A relatively new field of transplantation has reinvigorated the debate. Xenotransplantation, or the transfer of animal (usually pig) organs into human bodies promises to eliminate many of the ethical issues while creating many of its own. While xenotransplantation promises to increase supply of organs considerably, the threat of organ transplant rejection coupled with the general anathema to the somewhat alien idea decreases the functionality of the technique.

Teleological Issues

Organ donation is fast becoming an important bioethical issue from a social perspective as well. While most first-world nations have a legal system of oversight for organ transplantation, the fact remains that demand far outstrips supply. Consequently, there has arisen a black market often referred to as the transplant trade outside of the United States.

On teleological or utilitarian grounds, the moral status of "black market organ donation" relies upon the ends, rather than the means. Insofar as those that donate organs are often impoverished and those that can afford afford black market organs are typically well-off, it would appear that there is an imbalance in the trade. In many cases, those in need of organs are put on waiting lists for legal organs for indeterminate lengths of time - many die while still on a waiting list.

The issues are weighty and controversial. On the one hand are those who contend that those who can afford to buy organs are "exploiting" those who are desperate enough to sell their organs. Many suggest this results in a growing inequality of status between the rich and the poor. On the other hand are those who contend that the desperate should be allowed to sell their organs, and that stopping them is merely contributing to their status as impoverished. Further, those in favor of the trade hold that "exploitation" is morally preferable to "death," and insofar as the choice lies between abstract notions of "justice" on the one hand and a dying person desperately in need of an organ on the other hand, the organ trade should be legalized.

Legalization of the organ trade carries with it its own sense of "justice" as well. Continuing black-market trade creates further disparity on the demand side: only the rich can afford such organs. Legalization of the international organ trade would lead to increased supply, lowering prices so that the poor might be able to afford such organs as well.

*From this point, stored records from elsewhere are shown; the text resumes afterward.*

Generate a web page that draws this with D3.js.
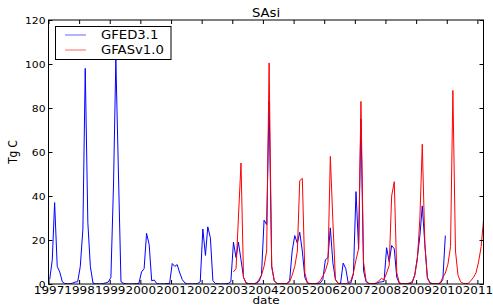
<!DOCTYPE html>
<html><head><meta charset="utf-8">
<script src="https://cdn.jsdelivr.net/npm/d3@7"></script>
<style>body{margin:0;background:#fff}svg text{font-family:"DejaVu Sans",sans-serif;fill:#000}</style>
</head><body><svg id="c" width="493" height="305"></svg>
<script>
// ---- data (monthly, Tg C) ----
const title = "SAsi";
const xLabel = "date";
const yLabel = "Tg C";
const seriesNames = ["GFED3.1", "GFASv1.0"];
const seriesColors = ["#0000ff", "#ff0000"];
const gfedStart = [1997, 0];
const gfedValues = [
  2, 11, 37, 8, 5.5, 1, 0.2, 0.1, 0.1, 0.4, 0.9, 1,          // 1997
  8, 25, 98, 28, 8, 0.5, 0.1, 0.05, 0.05, 0.2, 0.5, 0.9,      // 1998
  3, 45, 102, 50, 1, 0.3, 0.1, 0.05, 0.05, 0.1, 0.2, 0.3,     // 1999
  5.5, 7, 23, 18, 1.5, 1.8, 0.2, 0.05, 0.05, 0.1, 0.2, 0.3,   // 2000
  9.3, 8, 8.8, 5, 2, 0.5, 0.1, 0.05, 0.05, 0.1, 0.3, 1,       // 2001
  25, 13, 26, 21, 1.5, 0.2, 0.1, 0.05, 0.05, 0.1, 0.3, 1,     // 2002
  19, 12, 19, 11, 3, 0.5, 0.2, 0.1, 0.1, 0.3, 1.2, 4,         // 2003
  29, 27, 83, 8, 1.5, 0.3, 0.1, 0.05, 0.05, 0.2, 1.5, 15,     // 2004
  22, 18.5, 23.5, 15, 3, 0.5, 0.2, 0.1, 0.1, 0.2, 0.5, 2,     // 2005
  11, 12, 25.5, 9.5, 2, 0.3, 0.3, 9.5, 7, 0.3, 0.5, 4.5,      // 2006
  42, 16, 75, 6, 1, 0.3, 0.1, 0.05, 0.3, 0.8, 1, 1.2,         // 2007
  16.5, 10, 17.5, 16, 3, 0.3, 0.1, 0.05, 0.1, 0.2, 0.5, 4,    // 2008
  12, 22, 35.5, 18, 3, 0.5, 0.1, 0.05, 0.1, 0.3, 2, 22        // 2009
];
const gfasStart = [2003, 0];
const gfasValues = [
  5.5, 7, 30, 55, 3, 0.4, 0.2, 0.1, 0.1, 0.5, 2, 4,           // 2003
  8, 15, 100.5, 8, 1.5, 0.3, 0.1, 0.1, 0.1, 0.3, 1, 4,        // 2004
  8, 15, 47, 48, 5, 0.5, 0.2, 0.1, 0.1, 0.5, 1.5, 3.5,        // 2005
  6, 10, 58, 28, 2, 0.3, 0.1, 0.1, 0.2, 0.5, 1.5, 5,          // 2006
  11, 16, 83, 10, 1.5, 0.3, 0.1, 0.1, 0.5, 1.5, 2.5, 2,       // 2007
  5, 8.5, 40, 46.5, 5, 0.5, 0.2, 0.1, 0.2, 0.5, 1, 4,         // 2008
  11, 30, 63.5, 18, 2.5, 0.5, 0.2, 0.1, 0.2, 0.5, 3, 5,       // 2009
  9, 17, 88, 15, 4, 1, 0.3, 0.2, 0.3, 1.5, 3, 5,              // 2010
  10, 17, 29                                                  // 2011
];
const yTicks = [0, 20, 40, 60, 80, 100, 120];
const xTickYears = d3.range(1997, 2012);

// ---- layout ----
const L = 48.5, R = 483.5, T = 20, B = 284;
const SX = 1.2; // horizontal text stretch of the original picture
const svg = d3.select("#c");

const toSeries = (start, vals) => vals.map((v, i) => ({date: new Date(Date.UTC(start[0], start[1] + i, 15)), value: v}));
const gfed = toSeries(gfedStart, gfedValues);
const gfas = toSeries(gfasStart, gfasValues);

const x = d3.scaleUtc()
  .domain([new Date(Date.UTC(1997, 0, 1)), gfas[gfas.length - 1].date])
  .range([L, R]);
const y = d3.scaleLinear().domain([0, 120]).range([B, T]);

const line = d3.line().x(d => x(d.date)).y(d => y(d.value));
const plot = svg.append("g");
plot.append("defs").append("clipPath").attr("id", "clip")
  .append("rect").attr("x", L).attr("y", T).attr("width", R - L).attr("height", B - T);
const lines = plot.append("g").attr("clip-path", "url(#clip)");
[gfed, gfas].forEach((s, i) => {
  lines.append("path").datum(s).attr("d", line)
    .attr("fill", "none").attr("stroke", seriesColors[i]).attr("stroke-width", 1)
    .attr("stroke-linejoin", "round");
});

// ---- axes (ticks inward on all sides) ----
const xTickDates = xTickYears.map(yv => new Date(Date.UTC(yv, 0, 1)));
const fmt = d3.utcFormat("%Y");
const xb = svg.append("g").attr("transform", `translate(0,${B})`)
  .call(d3.axisBottom(x).tickValues(xTickDates).tickFormat(fmt).tickSizeInner(-4).tickSizeOuter(0).tickPadding(4));
const xt = svg.append("g").attr("transform", `translate(0,${T})`)
  .call(d3.axisTop(x).tickValues(xTickDates).tickFormat("").tickSizeInner(-4).tickSizeOuter(0));
const yl = svg.append("g").attr("transform", `translate(${L},0)`)
  .call(d3.axisLeft(y).tickValues(yTicks).tickSizeInner(-4).tickSizeOuter(0).tickPadding(4));
const yr = svg.append("g").attr("transform", `translate(${R},0)`)
  .call(d3.axisRight(y).tickValues(yTicks).tickFormat("").tickSizeInner(-4).tickSizeOuter(0));
[xb, xt, yl, yr].forEach(g => {
  g.select(".domain").remove();
  g.selectAll("line").attr("stroke", "#000").attr("stroke-width", 1);
});
xb.selectAll("text").attr("font-size", 10).attr("y", 3.3).attr("dy", "0.71em")
  .attr("transform", `scale(${SX},1)`);
yl.selectAll("text").attr("font-size", 9).attr("x", -3 / SX).attr("dy", "0.34em")
  .attr("transform", `scale(${SX},1)`);

// frame
svg.append("rect").attr("x", L).attr("y", T).attr("width", R - L).attr("height", B - T)
  .attr("fill", "none").attr("stroke", "#000").attr("stroke-width", 1);

// ---- labels ----
svg.append("text").attr("transform", `translate(${(L + R) / 2},17) scale(1.15,1)`)
  .attr("text-anchor", "middle").attr("font-size", 11.5).text(title);
svg.append("text").attr("transform", `translate(${(L + R) / 2},304) scale(${SX},1)`)
  .attr("text-anchor", "middle").attr("font-size", 10).text(xLabel);
svg.append("text").attr("transform", `translate(17,${(T + B) / 2}) rotate(-90) scale(1,${SX})`)
  .attr("text-anchor", "middle").attr("font-size", 10.5).text(yLabel);

// ---- legend ----
const lg = svg.append("g");
lg.append("rect").attr("x", 55.5).attr("y", 26.5).attr("width", 115.5).attr("height", 33)
  .attr("fill", "#fff").attr("stroke", "#000").attr("stroke-width", 1);
seriesNames.forEach((n, i) => {
  const cy = 35 + i * 15;
  lg.append("line").attr("x1", 65).attr("x2", 86).attr("y1", cy).attr("y2", cy)
    .attr("stroke", seriesColors[i]).attr("stroke-width", 1).attr("stroke-opacity", 0.6);
  lg.append("text").attr("transform", `translate(101,${cy + 4.3}) scale(1.15,1)`)
    .attr("font-size", 11.5).text(n);
});
</script></body></html>
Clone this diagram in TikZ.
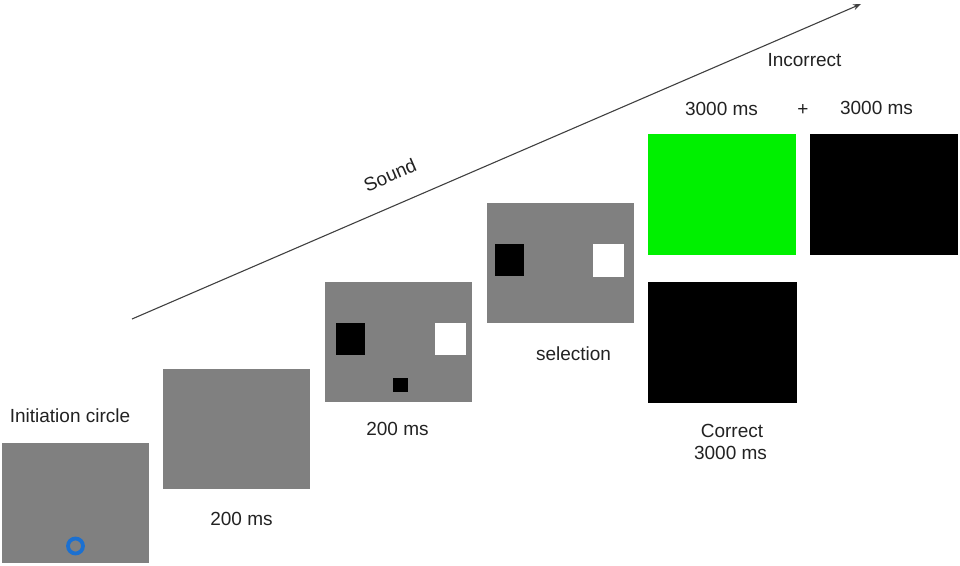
\documentclass[tikz,border=0pt]{standalone}
\usepackage{fontspec}
\setmainfont{Liberation Sans}
\usetikzlibrary{arrows.meta}
\definecolor{scrgray}{HTML}{808080}
\definecolor{txt}{HTML}{222222}
\definecolor{ringblue}{HTML}{1C70D0}
\definecolor{flashgreen}{HTML}{00F000}
\tikzset{
  screen/.style={draw=none, fill=scrgray, inner sep=0pt, minimum width=147pt, minimum height=120pt},
  blackscreen/.style={screen, fill=black},
  greenscreen/.style={screen, fill=flashgreen},
  sq/.style={draw=none, inner sep=0pt},
  lbl/.style={text=txt, font=\fontsize{19}{22}\selectfont, inner sep=0pt, anchor=base},
}
\begin{document}
\begin{tikzpicture}[x=1pt,y=-1pt]
\useasboundingbox (0,0) rectangle (960,565);
% screens
\node[screen] (s1) at (75,503) {};
\node[screen] (s2) at (236.5,428.5) {};
\node[screen] (s3) at (398.5,342) {};
\node[screen] (s4) at (560.5,263) {};
\node[greenscreen, minimum width=148pt, minimum height=121pt] (s5) at (722,194.5) {};
\node[blackscreen, minimum width=148pt, minimum height=121pt] (s6) at (884,194.5) {};
\node[blackscreen, minimum width=149pt, minimum height=121pt] (s7) at (722.5,342.5) {};
% initiation ring
\node[draw=ringblue, line width=3.8pt, circle, minimum size=15pt, inner sep=0pt] (ring) at (75.5,546) {};
% squares in screen 3
\node[sq, fill=black, minimum width=29pt, minimum height=32pt] (b3) at (350.5,339) {};
\node[sq, fill=white, minimum width=31pt, minimum height=32pt] (w3) at (450.5,339) {};
\node[sq, fill=black, minimum width=15pt, minimum height=14pt] (c3) at (400.5,385) {};
% squares in screen 4
\node[sq, fill=black, minimum width=29pt, minimum height=32pt] (b4) at (509.5,260) {};
\node[sq, fill=white, minimum width=31pt, minimum height=33pt] (w4) at (608.5,260.5) {};
% timeline arrow
\coordinate (a0) at (132,319);
\coordinate (a1) at (861,4);
\draw[line width=1.1pt, draw=black!75, -{Stealth[length=8pt,width=6pt]}] (a0) -- (a1);
\node[text=txt, font=\fontsize{19}{22}\selectfont, rotate=23.4, inner sep=0pt] (sound) at (390,175) {Sound};
% labels
\node[lbl] (l1) at (70,422) {Initiation circle};
\node[lbl] (l2) at (241.5,525) {200 ms};
\node[lbl] (l3) at (397.5,435) {200 ms};
\node[lbl] (l4) at (573.5,360) {selection};
\node[lbl] (l5) at (804.5,66.5) {Incorrect};
\node[lbl] (l6) at (721.5,115.5) {3000 ms};
\node[lbl] (l7) at (803,115.5) {+};
\node[lbl] (l8) at (876.5,114.5) {3000 ms};
\node[lbl] (l9) at (732,437) {Correct};
\node[lbl] (l10) at (730.5,459) {3000 ms};
\end{tikzpicture}
\end{document}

Exploitation arguments generally come from two main areas:

  • Physical exploitation suggests that the operations in question are quite risky, and, taking place in third-world hospitals or "back-alleys," even more risky. Yet, if the operations in question can be made safe, there is little threat to the donor.
  • Financial exploitation suggests that the donor (especially in the Indian subcontinent and Africa) are not paid "enough." This argument generally relies upon the assumption that there exists some financial amount that does indeed constitute "enough," but that the donors in question are not receiving this amount of money in return. Some evidence suggests that in an operation for a kidney the tranplantee pays $125,000 USD. Of this, $20,000 is received by the donor, $40,000 is paid to a private hospital, $10,000 goes on flights and accommodation. This leaves the broker with a profit of $55,000. Some would suggest the donors are not receiving enough and hence are exploited. Other evidence describes brokers as only receiving $10,000.

If, however, neither of the above arguments are valid, the act generally cannot be condemned on a utilitarian basis. Still, the issue remains controversial.